What to do | Retype, please, the listing from its opening line through the line that contains "width - margin.right])", both included, without the pictures.

══ Dataset excerpt ══

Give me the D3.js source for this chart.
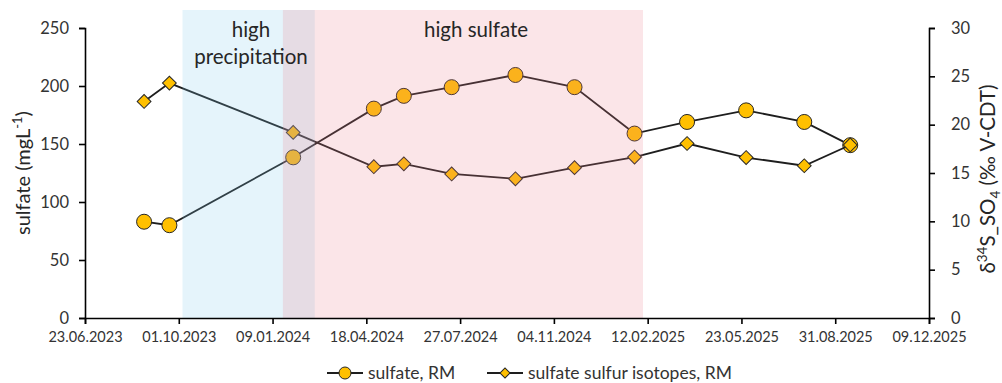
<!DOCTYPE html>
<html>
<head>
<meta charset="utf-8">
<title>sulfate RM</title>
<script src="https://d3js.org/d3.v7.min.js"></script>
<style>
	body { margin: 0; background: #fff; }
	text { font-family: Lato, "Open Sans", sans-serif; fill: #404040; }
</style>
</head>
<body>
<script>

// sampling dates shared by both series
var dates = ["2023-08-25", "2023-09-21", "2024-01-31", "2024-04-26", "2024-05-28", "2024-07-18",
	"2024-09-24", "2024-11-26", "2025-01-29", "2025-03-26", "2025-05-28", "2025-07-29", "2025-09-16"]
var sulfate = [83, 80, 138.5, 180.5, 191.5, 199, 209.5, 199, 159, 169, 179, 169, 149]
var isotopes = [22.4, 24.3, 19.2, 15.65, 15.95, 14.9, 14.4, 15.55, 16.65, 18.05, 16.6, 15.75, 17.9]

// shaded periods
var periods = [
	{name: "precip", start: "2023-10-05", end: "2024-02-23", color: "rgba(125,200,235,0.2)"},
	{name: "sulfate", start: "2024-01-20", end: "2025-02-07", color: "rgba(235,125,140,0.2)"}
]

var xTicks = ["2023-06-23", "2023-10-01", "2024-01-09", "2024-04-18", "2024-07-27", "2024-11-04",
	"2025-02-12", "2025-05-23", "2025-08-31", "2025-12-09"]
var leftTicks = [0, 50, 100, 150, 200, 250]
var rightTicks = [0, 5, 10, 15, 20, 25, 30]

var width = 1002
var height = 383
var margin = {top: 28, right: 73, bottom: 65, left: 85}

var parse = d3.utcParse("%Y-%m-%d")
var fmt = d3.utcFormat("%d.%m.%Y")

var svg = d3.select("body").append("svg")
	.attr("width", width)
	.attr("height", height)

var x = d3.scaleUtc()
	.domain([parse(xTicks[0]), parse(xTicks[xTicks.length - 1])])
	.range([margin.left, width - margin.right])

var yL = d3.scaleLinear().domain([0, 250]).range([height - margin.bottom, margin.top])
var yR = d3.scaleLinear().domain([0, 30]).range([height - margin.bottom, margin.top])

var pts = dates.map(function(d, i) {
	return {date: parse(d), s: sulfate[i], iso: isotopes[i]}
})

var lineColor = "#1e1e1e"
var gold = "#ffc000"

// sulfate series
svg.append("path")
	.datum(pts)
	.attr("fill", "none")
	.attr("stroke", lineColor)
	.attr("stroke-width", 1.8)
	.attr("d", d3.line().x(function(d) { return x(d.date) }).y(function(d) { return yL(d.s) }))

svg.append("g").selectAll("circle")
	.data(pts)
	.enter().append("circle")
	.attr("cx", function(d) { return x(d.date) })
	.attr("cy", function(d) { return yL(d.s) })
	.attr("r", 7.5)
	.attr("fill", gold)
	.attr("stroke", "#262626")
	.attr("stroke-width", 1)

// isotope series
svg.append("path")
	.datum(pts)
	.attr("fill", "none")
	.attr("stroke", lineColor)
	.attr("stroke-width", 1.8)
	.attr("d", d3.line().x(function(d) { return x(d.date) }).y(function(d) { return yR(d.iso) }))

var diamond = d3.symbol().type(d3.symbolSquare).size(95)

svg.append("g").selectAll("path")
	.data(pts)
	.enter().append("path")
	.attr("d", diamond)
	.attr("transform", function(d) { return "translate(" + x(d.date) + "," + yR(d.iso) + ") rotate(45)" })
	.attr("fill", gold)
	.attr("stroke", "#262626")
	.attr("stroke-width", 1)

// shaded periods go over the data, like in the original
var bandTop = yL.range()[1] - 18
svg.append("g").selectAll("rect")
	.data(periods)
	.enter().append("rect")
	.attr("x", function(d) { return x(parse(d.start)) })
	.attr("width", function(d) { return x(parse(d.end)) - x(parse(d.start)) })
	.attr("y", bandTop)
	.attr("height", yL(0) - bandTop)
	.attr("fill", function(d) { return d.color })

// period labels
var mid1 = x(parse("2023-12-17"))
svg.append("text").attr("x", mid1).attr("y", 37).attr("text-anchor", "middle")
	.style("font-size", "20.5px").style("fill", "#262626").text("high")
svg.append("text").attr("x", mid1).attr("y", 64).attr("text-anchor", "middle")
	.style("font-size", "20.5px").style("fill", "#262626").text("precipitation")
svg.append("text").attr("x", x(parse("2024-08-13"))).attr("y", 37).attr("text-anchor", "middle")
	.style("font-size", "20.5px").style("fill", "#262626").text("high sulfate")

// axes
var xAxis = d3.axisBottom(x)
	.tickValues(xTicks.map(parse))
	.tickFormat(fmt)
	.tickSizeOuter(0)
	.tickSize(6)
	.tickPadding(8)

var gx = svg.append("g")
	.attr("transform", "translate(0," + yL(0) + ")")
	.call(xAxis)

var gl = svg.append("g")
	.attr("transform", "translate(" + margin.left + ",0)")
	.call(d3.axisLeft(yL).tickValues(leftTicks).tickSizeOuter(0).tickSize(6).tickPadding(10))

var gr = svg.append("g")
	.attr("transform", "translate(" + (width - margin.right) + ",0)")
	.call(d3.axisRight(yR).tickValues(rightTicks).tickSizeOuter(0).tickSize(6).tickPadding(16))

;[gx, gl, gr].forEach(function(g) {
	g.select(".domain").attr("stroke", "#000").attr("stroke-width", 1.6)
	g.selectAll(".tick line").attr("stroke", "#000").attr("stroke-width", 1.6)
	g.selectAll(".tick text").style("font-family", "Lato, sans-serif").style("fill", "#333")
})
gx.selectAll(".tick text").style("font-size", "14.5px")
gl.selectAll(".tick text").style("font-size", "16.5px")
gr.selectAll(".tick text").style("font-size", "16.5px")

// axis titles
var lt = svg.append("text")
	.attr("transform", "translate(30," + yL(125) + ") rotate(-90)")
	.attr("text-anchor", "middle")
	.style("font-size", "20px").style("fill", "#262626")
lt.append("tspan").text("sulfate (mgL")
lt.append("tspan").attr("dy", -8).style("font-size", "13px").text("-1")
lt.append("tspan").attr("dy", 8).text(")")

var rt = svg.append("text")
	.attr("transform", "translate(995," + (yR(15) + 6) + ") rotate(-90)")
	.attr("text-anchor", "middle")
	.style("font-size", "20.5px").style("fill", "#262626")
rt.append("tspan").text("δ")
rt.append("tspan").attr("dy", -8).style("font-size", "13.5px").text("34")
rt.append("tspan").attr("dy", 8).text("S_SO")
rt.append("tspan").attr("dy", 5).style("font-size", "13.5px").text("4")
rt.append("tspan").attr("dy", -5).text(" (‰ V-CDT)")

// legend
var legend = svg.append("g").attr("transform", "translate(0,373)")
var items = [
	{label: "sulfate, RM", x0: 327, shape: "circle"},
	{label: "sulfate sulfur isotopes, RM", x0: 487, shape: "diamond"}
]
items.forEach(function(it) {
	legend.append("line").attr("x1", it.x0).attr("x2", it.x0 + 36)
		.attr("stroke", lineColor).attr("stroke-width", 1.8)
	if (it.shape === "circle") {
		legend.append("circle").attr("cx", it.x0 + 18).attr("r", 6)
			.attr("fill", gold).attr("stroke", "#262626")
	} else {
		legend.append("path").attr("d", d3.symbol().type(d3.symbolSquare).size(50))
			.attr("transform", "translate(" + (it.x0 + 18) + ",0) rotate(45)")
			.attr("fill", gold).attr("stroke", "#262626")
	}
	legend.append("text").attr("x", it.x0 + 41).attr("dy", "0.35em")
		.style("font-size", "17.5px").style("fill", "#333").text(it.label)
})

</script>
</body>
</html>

═══

Correct response |
Give me the D3.js source for this chart.
<!DOCTYPE html>
<html>
<head>
<meta charset="utf-8">
<title>sulfate RM</title>
<script src="https://d3js.org/d3.v7.min.js"></script>
<style>
	body { margin: 0; background: #fff; }
	text { font-family: Lato, "Open Sans", sans-serif; fill: #404040; }
</style>
</head>
<body>
<script>

// sampling dates shared by both series
var dates = ["2023-08-25", "2023-09-21", "2024-01-31", "2024-04-26", "2024-05-28", "2024-07-18",
	"2024-09-24", "2024-11-26", "2025-01-29", "2025-03-26", "2025-05-28", "2025-07-29", "2025-09-16"]
var sulfate = [83, 80, 138.5, 180.5, 191.5, 199, 209.5, 199, 159, 169, 179, 169, 149]
var isotopes = [22.4, 24.3, 19.2, 15.65, 15.95, 14.9, 14.4, 15.55, 16.65, 18.05, 16.6, 15.75, 17.9]

// shaded periods
var periods = [
	{name: "precip", start: "2023-10-05", end: "2024-02-23", color: "rgba(125,200,235,0.2)"},
	{name: "sulfate", start: "2024-01-20", end: "2025-02-07", color: "rgba(235,125,140,0.2)"}
]

var xTicks = ["2023-06-23", "2023-10-01", "2024-01-09", "2024-04-18", "2024-07-27", "2024-11-04",
	"2025-02-12", "2025-05-23", "2025-08-31", "2025-12-09"]
var leftTicks = [0, 50, 100, 150, 200, 250]
var rightTicks = [0, 5, 10, 15, 20, 25, 30]

var width = 1002
var height = 383
var margin = {top: 28, right: 73, bottom: 65, left: 85}

var parse = d3.utcParse("%Y-%m-%d")
var fmt = d3.utcFormat("%d.%m.%Y")

var svg = d3.select("body").append("svg")
	.attr("width", width)
	.attr("height", height)

var x = d3.scaleUtc()
	.domain([parse(xTicks[0]), parse(xTicks[xTicks.length - 1])])
	.range([margin.left, width - margin.right])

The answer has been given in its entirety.